# Manage nested recursions in the design of a concatenative language interpreter

I'm in the designing of an interpreter for a stack based concatenative language, and I'm currently stuck with a problem about recursion of some of my concatenative program to calculate factorial:

fac =
dup 1 <=             // Returns True or False depending on whether the argument if lower or equal to 1
[pop 1]          // If True, unquote on the stack and push 1
[dup 1 - fac *]  // If False, unquote and compute another recursion by decrement the value of 1 and multiplying the result
if

// And I can compute x! correctly by:

x fac


So it's the only way to approach and finally compute algorithms needing some iterations to work, because concatenative style (in my language at least) don't have the loop concept, but so the interpreter design will have an impact on the result computed depending on the recursions done, depending on the argument in this case. So it will cause segmentation faults sometime, when the recursion begin to be deep.

Thus, I would like to know how can could resolve this problem by enabling a lot of more recursion, or even an "infinity".

To do this, I would probably need to review my interpretation model, which works as follows:

I first have the interpreter program entry:

void compute(Program program) {
Stack runtime_stack;

for (int i = 0; i < program.op_nbr; i++)
eval_operation(&runtime_stack, &program.operations[i]);
}


I also have, of course, an operation evaluator that work on each operation, and that push / take / work on the given stack:

void eval_operation(Stack* stack, Operation* op) {
switch (op->kind) {
...
case Word:
return eval_word(stack, &op->word);
case Unquote:
return unquote(stack, &op->quote);
...
}
}


Especially, I have the Word operation, that is a simply name of "something" (for example a stack combinator, or here, in this factorial example, the name of the function).

There is too an Unquote operation, that work with a quotation, is like an anonymous function that can so be unquoted, it's mean that its result will be computing on the stack it is unquoted.

void eval_word(Stack* stack, String word) {
...
if (is_function(word))
return eval_function(stack, &function_infos);
...
}


So I eval functions here:

void eval_function(Stack* stack, Function_infos* function_infos) {
for (int i = 0; i < function_infos.op_nbr; i++)
eval_operation(stack, &function_infos.operations[i]);
}


And I eval unquotations here:

void unquote(Stack* stack, Quote quote) {
for (int i = 0; i < quote.op_nbr; i++)
eval_operation(stack, &quote.operations[i]);
}


You will probably notice that each function (except the entry point of course) will call each other when evaluating a recursive function, which, after several recursions, will cause a stack overflow. For example, I can only perform the factorial function 1500 times recursively, which is really very little.

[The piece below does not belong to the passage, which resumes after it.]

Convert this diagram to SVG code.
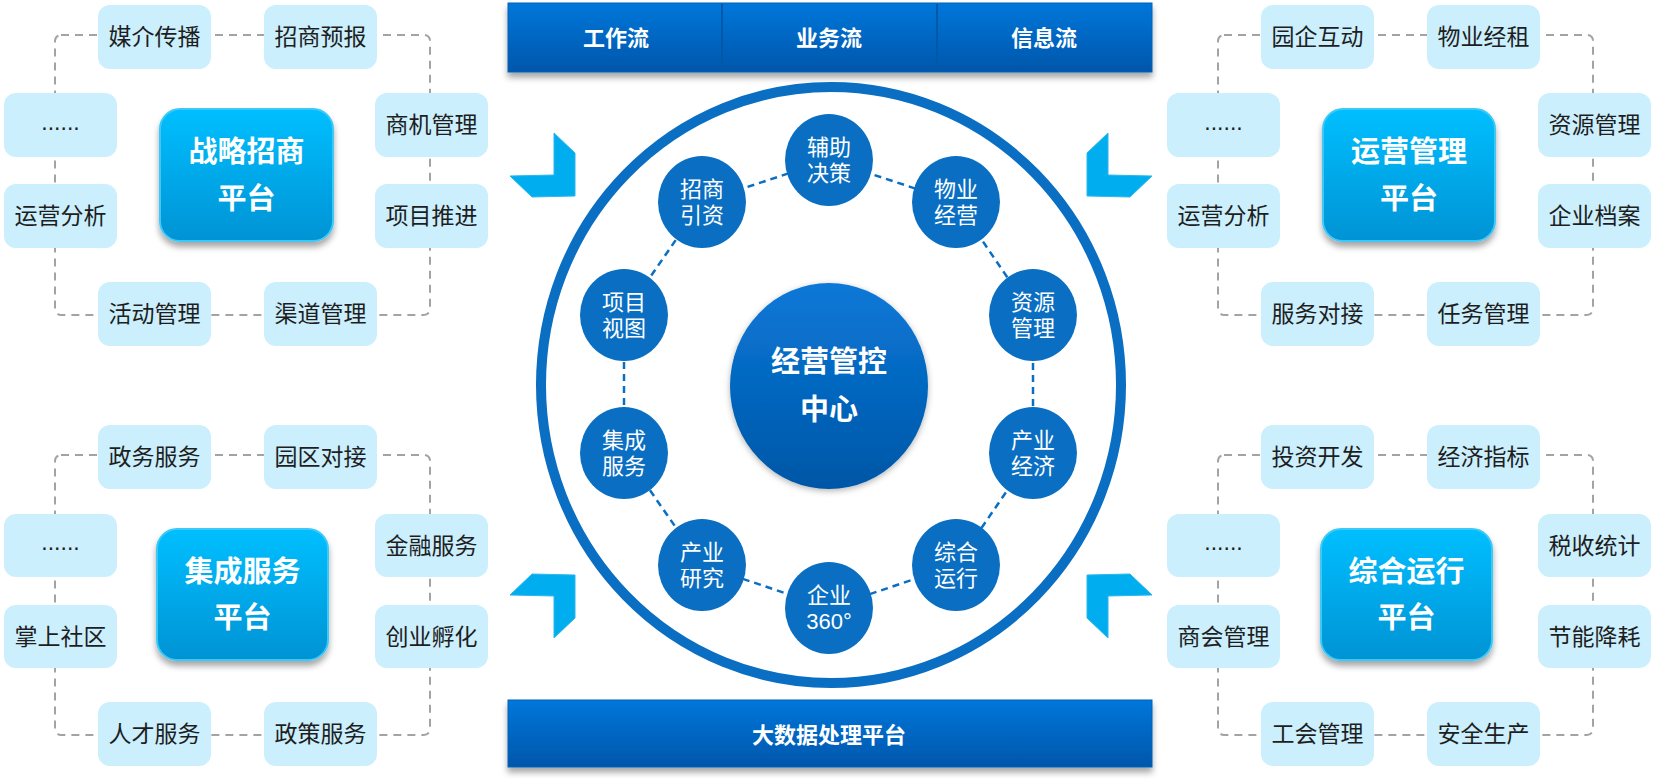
<svg xmlns="http://www.w3.org/2000/svg" width="1655" height="779" viewBox="0 0 1655 779">
<defs>
<linearGradient id="gPlat" x1="0" y1="0" x2="0" y2="1">
<stop offset="0" stop-color="#00BFFF"/>
<stop offset="1" stop-color="#0093D4"/>
</linearGradient>
<linearGradient id="gBar" x1="0" y1="0" x2="0" y2="1">
<stop offset="0" stop-color="#0077DB"/>
<stop offset="1" stop-color="#0056AA"/>
</linearGradient>
<linearGradient id="gHub" x1="0" y1="0" x2="0" y2="1">
<stop offset="0" stop-color="#0A78D8"/>
<stop offset="1" stop-color="#0056A6"/>
</linearGradient>
<filter id="sh" x="-20%" y="-20%" width="140%" height="150%">
<feDropShadow dx="0" dy="5" stdDeviation="3" flood-color="#000" flood-opacity="0.35"/>
</filter>
<filter id="shHub" x="-20%" y="-20%" width="140%" height="140%">
<feDropShadow dx="0" dy="2" stdDeviation="3" flood-color="#000" flood-opacity="0.3"/>
</filter>
</defs>
<style>
text{font-family:"Liberation Sans","Noto Sans CJK SC",sans-serif;text-anchor:middle;dominant-baseline:central}
.box{fill:#CBEFFD}
.bt{font-size:23px;fill:#1E1E1E}
.plat{fill:url(#gPlat);stroke:#3CC9F7;stroke-width:2;filter:url(#sh)}
.pt{font-size:29px;font-weight:bold;fill:#fff}
.bar{fill:url(#gBar);stroke:#0062B8;stroke-width:1;filter:url(#sh)}
.bart{font-size:22px;font-weight:bold;fill:#fff}
.dash{fill:none;stroke:#A3A3A3;stroke-width:2;stroke-dasharray:8 6}
.link{stroke:#0A6FC2;stroke-width:2.5;stroke-dasharray:7 5}
.node{fill:#0A6FC2}
.nt{font-size:22px;fill:#fff}
.chev{fill:#00AEEF;stroke:#2BB6EE;stroke-width:1}
</style>

<g id="connectors">
<rect class="dash" x="55" y="35" width="375" height="280" rx="6"/>
<rect class="dash" x="1218" y="35" width="375" height="280" rx="6"/>
<rect class="dash" x="55" y="455" width="375" height="280" rx="6"/>
<rect class="dash" x="1218" y="455" width="375" height="280" rx="6"/>
<line class="link" x1="829" y1="160" x2="956" y2="202"/>
<line class="link" x1="956" y1="202" x2="1033" y2="315"/>
<line class="link" x1="1033" y1="315" x2="1033" y2="453"/>
<line class="link" x1="1033" y1="453" x2="956" y2="565"/>
<line class="link" x1="956" y1="565" x2="829" y2="608"/>
<line class="link" x1="829" y1="608" x2="702" y2="565"/>
<line class="link" x1="702" y1="565" x2="624" y2="453"/>
<line class="link" x1="624" y1="453" x2="624" y2="315"/>
<line class="link" x1="624" y1="315" x2="702" y2="202"/>
<line class="link" x1="702" y1="202" x2="829" y2="160"/>
</g>

<g id="ring">
<ellipse cx="831" cy="385" rx="290" ry="298" fill="none" stroke="#0A6FC2" stroke-width="10"/>
</g>

<g id="chevrons">
<polygon class="chev" points="554,133 575,153 575,196 532,197 510,176 554,175"/>
<polygon class="chev" points="1108,133 1087,153 1087,196 1130,197 1152,176 1108,175"/>
<polygon class="chev" points="554,638 575,618 575,575 532,574 510,595 554,596"/>
<polygon class="chev" points="1108,638 1087,618 1087,575 1130,574 1152,595 1108,596"/>
</g>

<g id="top-bar">
<rect class="bar" x="508" y="3" width="644" height="69"/>
<line x1="722" y1="4" x2="722" y2="71" stroke="#0058A8" stroke-width="2"/>
<line x1="937" y1="4" x2="937" y2="71" stroke="#0058A8" stroke-width="2"/>
<text class="bart" x="616" y="38">工作流</text>
<text class="bart" x="829" y="38">业务流</text>
<text class="bart" x="1044" y="38">信息流</text>
</g>

<g id="bottom-bar">
<rect class="bar" x="508" y="700" width="644" height="67"/>
<text class="bart" x="829" y="735">大数据处理平台</text>
</g>

<g id="hub">
<ellipse cx="829" cy="386" rx="99" ry="103" fill="url(#gHub)" filter="url(#shHub)"/>
<text class="pt" x="829" y="362">经营管控</text>
<text class="pt" x="829" y="410">中心</text>
</g>

<g id="n-fuzhu"><ellipse class="node" cx="829" cy="160" rx="44" ry="46"/><text class="nt" x="829" y="147">辅助</text><text class="nt" x="829" y="173">决策</text></g>
<g id="n-wuye"><ellipse class="node" cx="956" cy="202" rx="44" ry="46"/><text class="nt" x="956" y="189">物业</text><text class="nt" x="956" y="215">经营</text></g>
<g id="n-ziyuan"><ellipse class="node" cx="1033" cy="315" rx="44" ry="46"/><text class="nt" x="1033" y="302">资源</text><text class="nt" x="1033" y="328">管理</text></g>
<g id="n-chanyejj"><ellipse class="node" cx="1033" cy="453" rx="44" ry="46"/><text class="nt" x="1033" y="440">产业</text><text class="nt" x="1033" y="466">经济</text></g>
<g id="n-zonghe"><ellipse class="node" cx="956" cy="565" rx="44" ry="46"/><text class="nt" x="956" y="552">综合</text><text class="nt" x="956" y="578">运行</text></g>
<g id="n-qiye"><ellipse class="node" cx="829" cy="608" rx="44" ry="46"/><text class="nt" x="829" y="595">企业</text><text class="nt" x="829" y="621">360°</text></g>
<g id="n-chanyeyj"><ellipse class="node" cx="702" cy="565" rx="44" ry="46"/><text class="nt" x="702" y="552">产业</text><text class="nt" x="702" y="578">研究</text></g>
<g id="n-jicheng"><ellipse class="node" cx="624" cy="453" rx="44" ry="46"/><text class="nt" x="624" y="440">集成</text><text class="nt" x="624" y="466">服务</text></g>
<g id="n-xiangmu"><ellipse class="node" cx="624" cy="315" rx="44" ry="46"/><text class="nt" x="624" y="302">项目</text><text class="nt" x="624" y="328">视图</text></g>
<g id="n-zhaoshang"><ellipse class="node" cx="702" cy="202" rx="44" ry="46"/><text class="nt" x="702" y="189">招商</text><text class="nt" x="702" y="215">引资</text></g>

<!-- Top-left quadrant -->
<g id="p-zlzs"><rect class="plat" x="160" y="109" width="173" height="132" rx="20"/><text class="pt" x="246.5" y="152">战略招商</text><text class="pt" x="246.5" y="199">平台</text></g>
<g id="b-tl1"><rect class="box" x="98" y="5" width="113" height="64" rx="12"/><text class="bt" x="154.5" y="37">媒介传播</text></g>
<g id="b-tl2"><rect class="box" x="264" y="5" width="113" height="64" rx="12"/><text class="bt" x="320.5" y="37">招商预报</text></g>
<g id="b-tl3"><rect class="box" x="4" y="93" width="113" height="64" rx="12"/><text class="bt" x="60.5" y="122">......</text></g>
<g id="b-tl4"><rect class="box" x="375" y="93" width="113" height="64" rx="12"/><text class="bt" x="431.5" y="125">商机管理</text></g>
<g id="b-tl5"><rect class="box" x="4" y="184" width="113" height="64" rx="12"/><text class="bt" x="60.5" y="216">运营分析</text></g>
<g id="b-tl6"><rect class="box" x="375" y="184" width="113" height="64" rx="12"/><text class="bt" x="431.5" y="216">项目推进</text></g>
<g id="b-tl7"><rect class="box" x="98" y="282" width="113" height="64" rx="12"/><text class="bt" x="154.5" y="314">活动管理</text></g>
<g id="b-tl8"><rect class="box" x="264" y="282" width="113" height="64" rx="12"/><text class="bt" x="320.5" y="314">渠道管理</text></g>

<!-- Top-right quadrant -->
<g id="p-yygl"><rect class="plat" x="1323" y="109" width="172" height="132" rx="20"/><text class="pt" x="1409" y="152">运营管理</text><text class="pt" x="1409" y="199">平台</text></g>
<g id="b-tr1"><rect class="box" x="1261" y="5" width="113" height="64" rx="12"/><text class="bt" x="1317.5" y="37">园企互动</text></g>
<g id="b-tr2"><rect class="box" x="1427" y="5" width="113" height="64" rx="12"/><text class="bt" x="1483.5" y="37">物业经租</text></g>
<g id="b-tr3"><rect class="box" x="1167" y="93" width="113" height="64" rx="12"/><text class="bt" x="1223.5" y="122">......</text></g>
<g id="b-tr4"><rect class="box" x="1538" y="93" width="113" height="64" rx="12"/><text class="bt" x="1594.5" y="125">资源管理</text></g>
<g id="b-tr5"><rect class="box" x="1167" y="184" width="113" height="64" rx="12"/><text class="bt" x="1223.5" y="216">运营分析</text></g>
<g id="b-tr6"><rect class="box" x="1538" y="184" width="113" height="64" rx="12"/><text class="bt" x="1594.5" y="216">企业档案</text></g>
<g id="b-tr7"><rect class="box" x="1261" y="282" width="113" height="64" rx="12"/><text class="bt" x="1317.5" y="314">服务对接</text></g>
<g id="b-tr8"><rect class="box" x="1427" y="282" width="113" height="64" rx="12"/><text class="bt" x="1483.5" y="314">任务管理</text></g>

<!-- Bottom-left quadrant -->
<g id="p-jcfw"><rect class="plat" x="157" y="529" width="171" height="131" rx="20"/><text class="pt" x="242.5" y="572">集成服务</text><text class="pt" x="242.5" y="618">平台</text></g>
<g id="b-bl1"><rect class="box" x="98" y="425" width="113" height="64" rx="12"/><text class="bt" x="154.5" y="457">政务服务</text></g>
<g id="b-bl2"><rect class="box" x="264" y="425" width="113" height="64" rx="12"/><text class="bt" x="320.5" y="457">园区对接</text></g>
<g id="b-bl3"><rect class="box" x="4" y="514" width="113" height="63" rx="12"/><text class="bt" x="60.5" y="542">......</text></g>
<g id="b-bl4"><rect class="box" x="375" y="514" width="113" height="63" rx="12"/><text class="bt" x="431.5" y="546">金融服务</text></g>
<g id="b-bl5"><rect class="box" x="4" y="605" width="113" height="63" rx="12"/><text class="bt" x="60.5" y="637">掌上社区</text></g>
<g id="b-bl6"><rect class="box" x="375" y="605" width="113" height="63" rx="12"/><text class="bt" x="431.5" y="637">创业孵化</text></g>
<g id="b-bl7"><rect class="box" x="98" y="702" width="113" height="64" rx="12"/><text class="bt" x="154.5" y="734">人才服务</text></g>
<g id="b-bl8"><rect class="box" x="264" y="702" width="113" height="64" rx="12"/><text class="bt" x="320.5" y="734">政策服务</text></g>

<!-- Bottom-right quadrant -->
<g id="p-zhyx"><rect class="plat" x="1321" y="529" width="171" height="131" rx="20"/><text class="pt" x="1406.5" y="572">综合运行</text><text class="pt" x="1406.5" y="618">平台</text></g>
<g id="b-br1"><rect class="box" x="1261" y="425" width="113" height="64" rx="12"/><text class="bt" x="1317.5" y="457">投资开发</text></g>
<g id="b-br2"><rect class="box" x="1427" y="425" width="113" height="64" rx="12"/><text class="bt" x="1483.5" y="457">经济指标</text></g>
<g id="b-br3"><rect class="box" x="1167" y="514" width="113" height="63" rx="12"/><text class="bt" x="1223.5" y="542">......</text></g>
<g id="b-br4"><rect class="box" x="1538" y="514" width="113" height="63" rx="12"/><text class="bt" x="1594.5" y="546">税收统计</text></g>
<g id="b-br5"><rect class="box" x="1167" y="605" width="113" height="63" rx="12"/><text class="bt" x="1223.5" y="637">商会管理</text></g>
<g id="b-br6"><rect class="box" x="1538" y="605" width="113" height="63" rx="12"/><text class="bt" x="1594.5" y="637">节能降耗</text></g>
<g id="b-br7"><rect class="box" x="1261" y="702" width="113" height="64" rx="12"/><text class="bt" x="1317.5" y="734">工会管理</text></g>
<g id="b-br8"><rect class="box" x="1427" y="702" width="113" height="64" rx="12"/><text class="bt" x="1483.5" y="734">安全生产</text></g>
</svg>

My design seemed relatively logical to me when I built it, but it is not at all effective for recursions; how could I allow such a recursive function, as presented above, to run without stack overflow and if possible, infinitely (undefined = undefined for example, in Haskell)? Is there a particular way of doing things? Algorithms (I tried tail-optimization, but that doesn't change the problem)?

Note: I pass all value by reference, to keep interpreter stack "clean".